Ich suchte und wurde fündig. In einer Bauruine hinter dem Haus fand ich den offenen Koffer teils samt ausgeschüttetem Inhalt, es waren Dokumente und Klimbim, einzig der elektrische Rasierapparat fehlte. Rundum standen Flaschen gefüllt mit Pipi, ich weiß nicht was der Spitzbube damit wollte. Ob er einfach einen Drang los werden und die Mauern nicht besudeln wollte, oder ob Magie oder Voudou-Zauber oder weiß nicht was dahinter steckte. Trotz des geringen Schadens alarmierte ich die Polizei, denn ich hatte in der Schweiz eine Diebstahlversicherung abgeschlossen, die im Schadenfall ein Polizeiprotokoll verlangte. Im Protokoll der Beamten stand, der verstreute Inhalt sei „inmitten von Flaschen mit einer übel riechenden Flüssigkeit“ gefunden worden.

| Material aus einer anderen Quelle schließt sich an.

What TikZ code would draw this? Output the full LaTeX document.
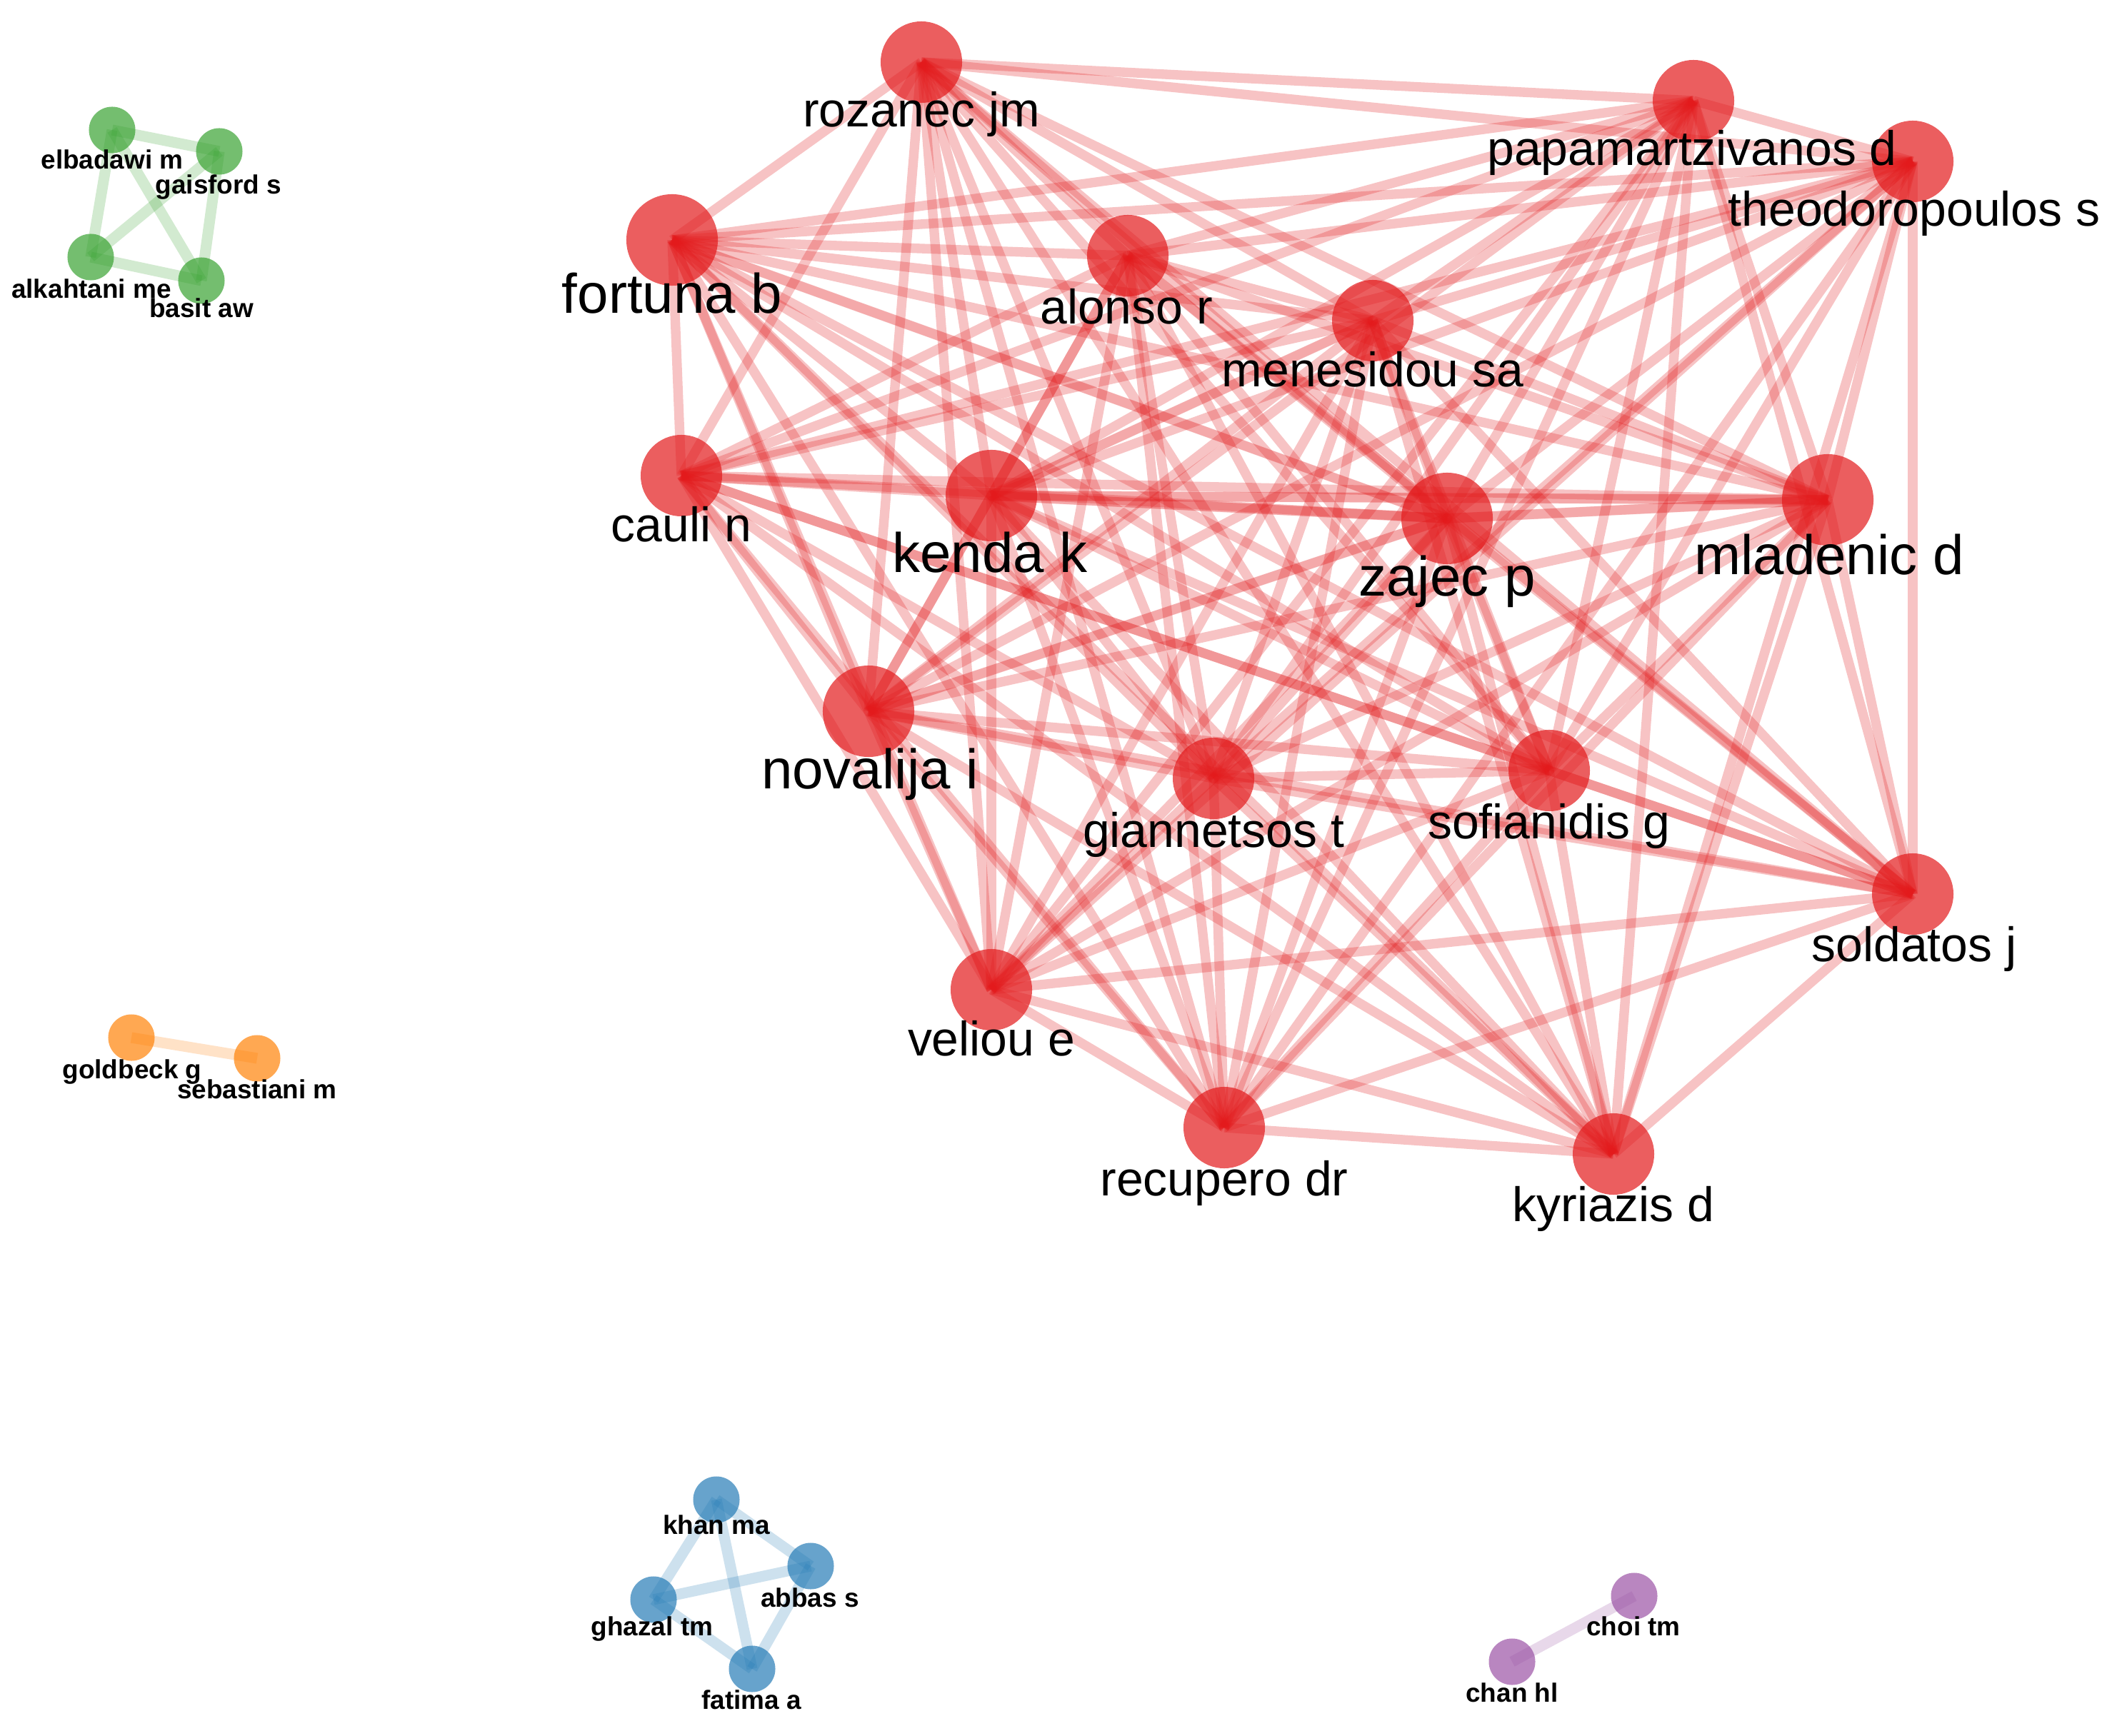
\documentclass[tikz,border=0pt]{standalone}
\usepackage{fontspec}
\setmainfont{Liberation Sans}
\definecolor{cred}{RGB}{227,26,28}
\definecolor{cgreen}{RGB}{51,160,44}
\definecolor{corange}{RGB}{255,127,0}
\definecolor{cblue}{RGB}{31,120,180}
\definecolor{cpurple}{RGB}{152,78,163}
\pgfdeclarelayer{bg}
\pgfdeclarelayer{paper}
\pgfsetlayers{paper,bg,main}
\tikzset{
  redn/.style={circle, fill=cred, fill opacity=0.7, minimum size=1.14cm, inner sep=0pt},
  bigred/.style={redn, minimum size=1.28cm},
  smalln/.style={circle, fill=#1, fill opacity=0.68, minimum size=0.65cm, inner sep=0pt},
  redlink/.style={draw=cred, draw opacity=0.26, line width=3.8pt},
  heavylink/.style={draw=cred, draw opacity=0.15, line width=4pt},
  smalllink/.style={draw=#1, draw opacity=0.22, line width=4.3pt},
  lab/.style={anchor=base, inner sep=0pt, font=\fontsize{19.3}{21}\selectfont},
  biglab/.style={anchor=base, inner sep=0pt, font=\fontsize{22.2}{24}\selectfont},
  smalllab/.style={anchor=base, inner sep=0pt, font=\bfseries\fontsize{10.5}{12}\selectfont},
}
\begin{document}
\begin{tikzpicture}[x=0.01cm, y=-0.01cm]
\begin{pgfonlayer}{paper}
\fill[white] (0,0) rectangle (2957,2431);
\end{pgfonlayer}
\useasboundingbox (0,0) rectangle (2957,2431);

% ---- red cluster nodes
\node[redn]   (rozanec)   at (1290,  87) {};
\node[redn]   (papamart)  at (2371, 141) {};
\node[redn]   (theodoro)  at (2678, 226) {};
\node[bigred] (fortuna)   at ( 941, 336) {};
\node[redn]   (alonso)    at (1579, 358) {};
\node[redn]   (menesidou) at (1922, 449) {};
\node[redn]   (cauli)     at ( 954, 666) {};
\node[bigred] (kenda)     at (1388, 694) {};
\node[bigred] (zajec)     at (2026, 726) {};
\node[bigred] (mladenic)  at (2559, 700) {};
\node[bigred] (novalija)  at (1216, 996) {};
\node[redn]   (giannetsos) at (1699,1090) {};
\node[redn]   (sofianidis) at (2169,1079) {};
\node[redn]   (soldatos)  at (2678,1252) {};
\node[redn]   (veliou)    at (1388,1386) {};
\node[redn]   (recupero)  at (1714,1579) {};
\node[redn]   (kyriazis)  at (2259,1616) {};

% ---- red cluster links (all pairs)
\begin{pgfonlayer}{bg}
\foreach \a [count=\i] in {rozanec,papamart,theodoro,fortuna,alonso,menesidou,cauli,kenda,zajec,mladenic,novalija,giannetsos,sofianidis,soldatos,veliou,recupero,kyriazis}{
  \foreach \b [count=\j] in {rozanec,papamart,theodoro,fortuna,alonso,menesidou,cauli,kenda,zajec,mladenic,novalija,giannetsos,sofianidis,soldatos,veliou,recupero,kyriazis}{
    \ifnum\j>\i \draw[redlink] (\a.center) -- (\b.center);\fi
  }
}
\draw[heavylink] (kenda.center) -- (zajec.center);
\draw[heavylink] (zajec.center) -- (mladenic.center);
\draw[heavylink] (kenda.center) -- (mladenic.center);
\draw[heavylink] (novalija.center) -- (zajec.center);
\draw[heavylink] (fortuna.center) -- (zajec.center);
\draw[heavylink] (kenda.center) -- (menesidou.center);
\end{pgfonlayer}

% ---- red labels
\node[lab]    (rozanec-l)   at (1290, 178) {rozanec jm};
\node[lab]    (papamart-l)  at (2369, 232) {papamartzivanos d};
\node[lab]    (theodoro-l)  at (2680, 317) {theodoropoulos s};
\node[biglab] (fortuna-l)   at ( 941, 439) {fortuna b};
\node[lab]    (alonso-l)    at (1577, 454) {alonso r};
\node[lab]    (menesidou-l) at (1922, 542) {menesidou sa};
\node[lab]    (cauli-l)     at ( 954, 759) {cauli n};
\node[biglab] (kenda-l)     at (1386, 801) {kenda k};
\node[biglab] (zajec-l)     at (2026, 835) {zajec p};
\node[biglab] (mladenic-l)  at (2561, 805) {mladenic d};
\node[biglab] (novalija-l)  at (1218,1104) {novalija i};
\node[lab]    (giannetsos-l) at (1699,1186) {giannetsos t};
\node[lab]    (sofianidis-l) at (2169,1174) {sofianidis g};
\node[lab]    (soldatos-l)  at (2680,1346) {soldatos j};
\node[lab]    (veliou-l)    at (1388,1478) {veliou e};
\node[lab]    (recupero-l)  at (1714,1674) {recupero dr};
\node[lab]    (kyriazis-l)  at (2259,1710) {kyriazis d};

% ---- green cluster
\node[smalln=cgreen] (elbadawi)  at (157, 182) {};
\node[smalln=cgreen] (gaisford)  at (307, 212) {};
\node[smalln=cgreen] (alkahtani) at (127, 360) {};
\node[smalln=cgreen] (basit)     at (282, 393) {};
\begin{pgfonlayer}{bg}
\draw[smalllink=cgreen] (elbadawi.center) -- (gaisford.center);
\draw[smalllink=cgreen] (elbadawi.center) -- (alkahtani.center);
\draw[smalllink=cgreen] (elbadawi.center) -- (basit.center);
\draw[smalllink=cgreen] (gaisford.center) -- (alkahtani.center);
\draw[smalllink=cgreen] (gaisford.center) -- (basit.center);
\draw[smalllink=cgreen] (alkahtani.center) -- (basit.center);
\end{pgfonlayer}
\node[smalllab] (elbadawi-l)  at (157, 237) {elbadawi m};
\node[smalllab] (gaisford-l)  at (306, 272) {gaisford s};
\node[smalllab] (alkahtani-l) at (128, 418) {alkahtani me};
\node[smalllab] (basit-l)     at (282, 445) {basit aw};

% ---- orange cluster
\node[smalln=corange] (goldbeck)   at (184,1453) {};
\node[smalln=corange] (sebastiani) at (360,1482) {};
\begin{pgfonlayer}{bg}
\draw[smalllink=corange] (goldbeck.center) -- (sebastiani.center);
\end{pgfonlayer}
\node[smalllab] (goldbeck-l)   at (185,1510) {goldbeck g};
\node[smalllab] (sebastiani-l) at (360,1538) {sebastiani m};

% ---- blue cluster
\node[smalln=cblue] (khan)   at (1003,2100) {};
\node[smalln=cblue] (abbas)  at (1135,2193) {};
\node[smalln=cblue] (ghazal) at ( 915,2240) {};
\node[smalln=cblue] (fatima) at (1053,2337) {};
\begin{pgfonlayer}{bg}
\draw[smalllink=cblue] (khan.center) -- (abbas.center);
\draw[smalllink=cblue] (khan.center) -- (ghazal.center);
\draw[smalllink=cblue] (khan.center) -- (fatima.center);
\draw[smalllink=cblue] (abbas.center) -- (ghazal.center);
\draw[smalllink=cblue] (abbas.center) -- (fatima.center);
\draw[smalllink=cblue] (ghazal.center) -- (fatima.center);
\end{pgfonlayer}
\node[smalllab] (khan-l)   at (1003,2148) {khan ma};
\node[smalllab] (abbas-l)  at (1134,2250) {abbas s};
\node[smalllab] (ghazal-l) at ( 913,2290) {ghazal tm};
\node[smalllab] (fatima-l) at (1052,2393) {fatima a};

% ---- purple cluster
\node[smalln=cpurple] (choi) at (2288,2235) {};
\node[smalln=cpurple] (chan) at (2117,2327) {};
\begin{pgfonlayer}{bg}
\draw[smalllink=cpurple] (choi.center) -- (chan.center);
\end{pgfonlayer}
\node[smalllab] (choi-l) at (2287,2290) {choi tm};
\node[smalllab] (chan-l) at (2117,2383) {chan hl};
\end{tikzpicture}
\end{document}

Eigentlich egal, aber die Diebstahlversicherung hätte auch den Verlust einer größeren Summe Bargeld gedeckt, und es wäre ein Leichtes gewesen, einen solchen vorzulügen. Weil ich ehrlich bin, verzichtete ich darauf und kam so immerhin zu einem neuen Rasierapparat. Auch wenn ich schon ein Waffenschmuggler war ein Versicherungsbetrüger war ich nie!